L'église du Prophète-Élie (en russe : Церковь Ильи Пророка) est un édifice religieux situé au centre de la ville de Iaroslavl sur la place Sovietskaïa qui témoigne de la richesse de l'architecture religieuse du XVIIe siècle à Iaroslavl. Elle est à la tête de l'éparchie de Iaroslavl et de Rostov et fait partie du patrimoine du musée-réserve naturelle de Iaroslavl.
Histoire
Iaroslavl
La ville de Iaroslavl est la plus riche en ce qui concerne les monuments d'architecture russe de la seconde moitié du XVIIe siècle. La ville avait été dès le Moyen Âge un foyer de culture. Mais en 1237 la ville fut ruinée par l'invasion des Tatars. Il fallut attendre l'époque d'Ivan le Terrible au XVIe siècle pour voir se développer le commerce par la double voie de la mer Blanche et de la mer Caspienne.
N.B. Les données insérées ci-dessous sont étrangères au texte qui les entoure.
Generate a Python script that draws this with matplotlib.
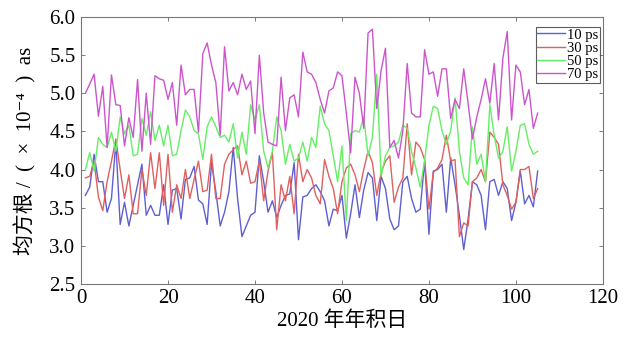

Les marchands de Novgorod déportés là par le Tsar développèrent grâce à la situation géographique de la ville les relations avec l'Orient et avec l'Europe. Les Anglais vinrent y ouvrir un chantier naval, puis vinrent les Hollandais, les Allemands, les Français et les Espagnols.
La prospérité économique qui suivit provoqua une véritable folie de construction dans les communautés religieuses. À partir de 1620, 40 églises en pierre sont construites dans la ville dont la plupart surpassent celles de Moscou. Les marchands enrichis sont les mécènes [1].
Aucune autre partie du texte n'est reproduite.